Being rendered mostly invisible at my biggest family function of the year was a particular kind of sadness: offering myself to a space that barely claims me. I found myself looking for small balms to tide me over during the celebrations, and was drawn to how the crystal clear clarity of this voice shattered my muddle of emotions. Murmuring these lines to myself in the parking lot broke me open: “i pick up the accent / of whoever i’m speaking to. no one wants / to fuck a sponge. no one wants to crush / on a ghost.” If this isn’t the summary of diasporic longing, what is? The sponge being so liable to be punctured and/or wrung out and the ghost resisting any concrete hold… these feel achingly familiar. Resounding the accent is a shallow bend towards fullness, but connection can’t just be a mirror or the same story parroted from a different mouth.

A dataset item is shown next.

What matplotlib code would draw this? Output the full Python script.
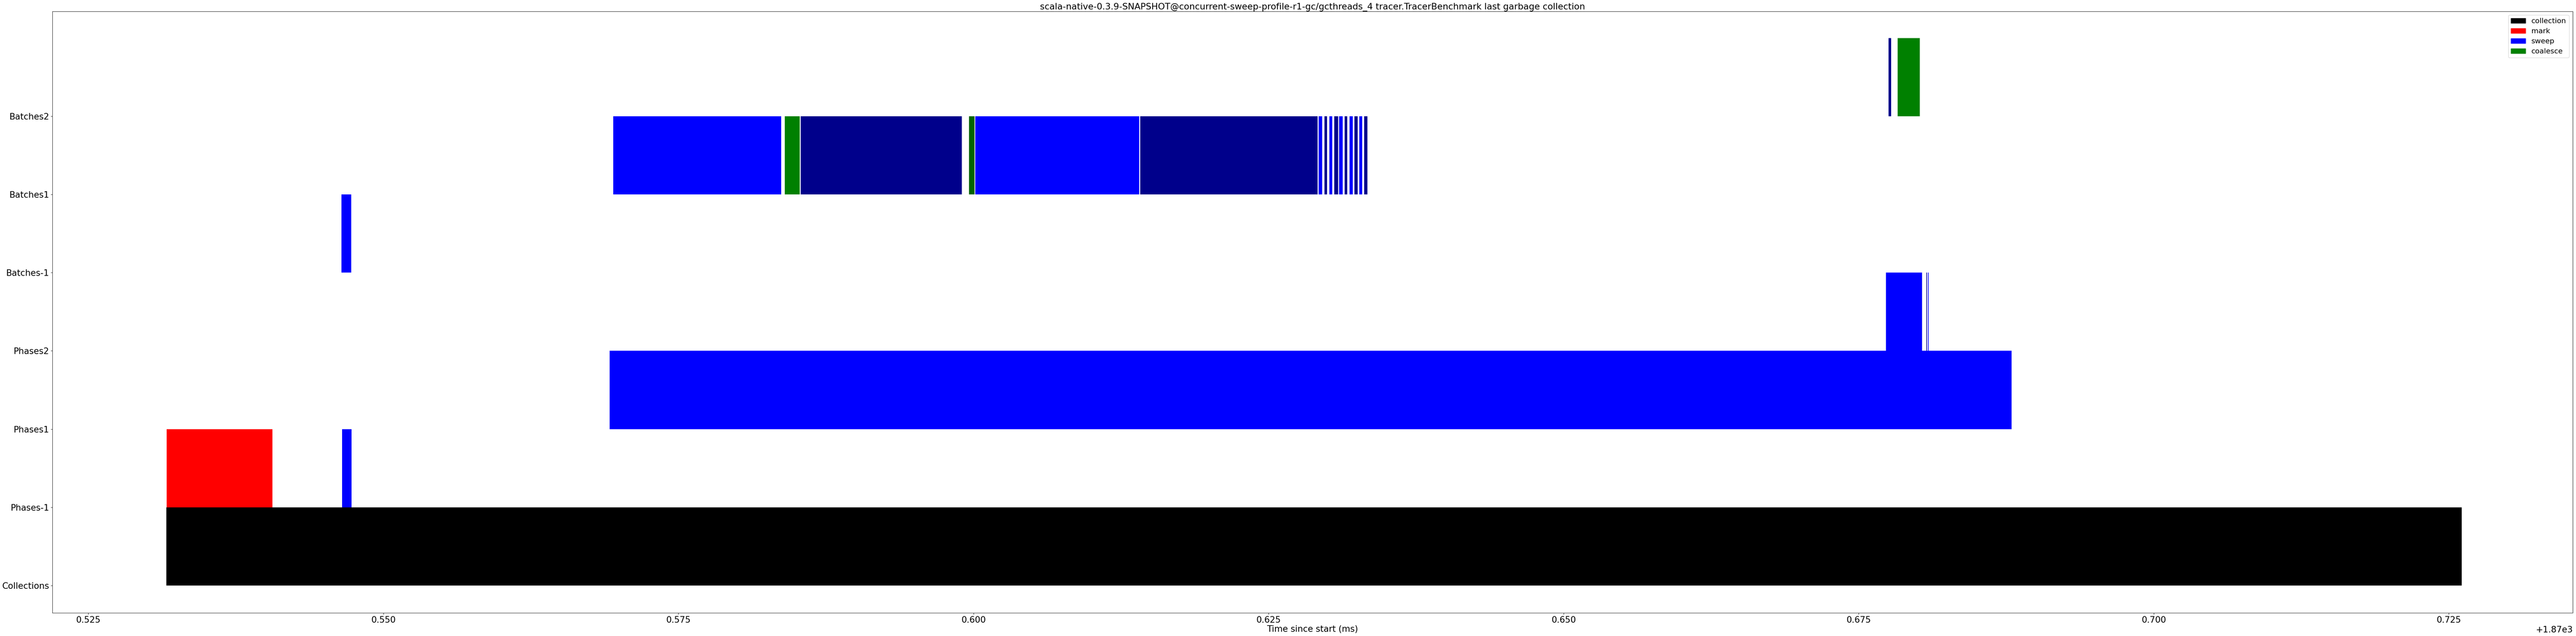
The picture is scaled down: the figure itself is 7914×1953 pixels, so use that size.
import matplotlib
matplotlib.use("Agg")
import matplotlib.pyplot as plt
from matplotlib.patches import Patch

OFFSET = 1870.0
TITLE = "scala-native-0.3.9-SNAPSHOT@concurrent-sweep-profile-r1-gc/gcthreads_4 tracer.TracerBenchmark last garbage collection"
ROWS = ["Collections", "Phases-1", "Phases1", "Phases2", "Batches-1", "Batches1", "Batches2"]

# (start, end) in ms minus 1870; each row's bar sits between its tick and the next one
collection = [(0.5316, 0.7261)]
row1_mark = [(0.53165, 0.54059)]
row1_sweep = [(0.54651, 0.54730)]
row2_sweep = [(0.56917, 0.68795)]
row3_sweep = [(0.67732, 0.68037), (0.68073, 0.68079), (0.68086, 0.68092)]
row4_sweep = [(0.54646, 0.54727)]
row5_sweep = [(0.56947, 0.58370), (0.58536, 0.59902),
              (0.60016, 0.61404), (0.61412, 0.62917),
              (0.62925, 0.62955), (0.62974, 0.62996), (0.63015, 0.63039),
              (0.63057, 0.63090), (0.63098, 0.63128), (0.63145, 0.63166),
              (0.63186, 0.63213), (0.63227, 0.63254), (0.63268, 0.63295),
              (0.63310, 0.63337)]
row5_coalesce = [(0.58402, 0.58528), (0.59962, 0.60008)]
row6_sweep = [(0.67754, 0.67776)]
row6_coalesce = [(0.67830, 0.68018)]

SWEEP_COLORS = ["blue", "darkblue"]
COAL_COLORS = ["green", "darkgreen"]

fig = plt.figure(figsize=(79.14, 19.53), dpi=100)
ax = fig.add_axes([0.0203, 0.0364, 0.9784, 0.9456])


def draw(spans, row, colors):
    xr = [(OFFSET + a, b - a) for a, b in spans]
    cols = [colors[i % len(colors)] for i in range(len(spans))]
    ax.broken_barh(xr, (row, 1), facecolors=cols, edgecolor="none")


draw(collection, 0, ["black"])
draw(row1_mark, 1, ["red"])
draw(row1_sweep, 1, ["blue"])
draw(row2_sweep, 2, ["blue"])
draw(row3_sweep, 3, SWEEP_COLORS)
draw(row4_sweep, 4, ["blue"])
draw(row5_sweep, 5, SWEEP_COLORS)
draw(row5_coalesce, 5, COAL_COLORS)
draw(row6_sweep, 6, ["darkblue"])
draw(row6_coalesce, 6, COAL_COLORS)

ax.set_xlim(OFFSET + 0.52195, OFFSET + 0.7355)
ax.set_ylim(-0.35, 7.34)
ax.set_yticks(range(len(ROWS)))
ax.set_yticklabels(ROWS)
ax.tick_params(labelsize=19)
ax.set_xlabel("Time since start (ms)", fontsize=19, labelpad=2)
ax.set_title(TITLE, fontsize=19.5, pad=4)
ax.xaxis.get_offset_text().set_fontsize(19)

handles = [Patch(color="black", label="collection"), Patch(color="red", label="mark"),
           Patch(color="blue", label="sweep"), Patch(color="green", label="coalesce")]
ax.legend(handles=handles, loc="upper right", fontsize=16)

fig.savefig("out.png", dpi=100)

The rhetoric around coming to relationships “whole” annoys me often because culture isn’t given evenly. When you build yourself out of fragments and puzzle piece yourself into a life, you still recognize all the distance we can’t bridge. Can you come “whole” while dragging a shroud? “I am no insect / only an ache on loop in the window” is another beautiful juxtaposition of the intangible and the palpable: I can feel the swipes of wind against the panes, the body spinning just out of real contact while the gaze tries to make any lasting imprint. The speaker feels caught somewhere between ballerina and glitch: grace and anxiety merge until they’re one large murk. It’s easy to identify with the peach-pile “poured into the truckbed” and the receipts “faded to white” when the speaker lingers over them. In their singularity, their bruises and erasures don’t require an explanation of how or why to be felt. Rot is rot, and what’s dissolved is dissolved; their physical realities can’t be canceled. How I often wish I was offered the same sympathy, instead of fingers prying even deeper.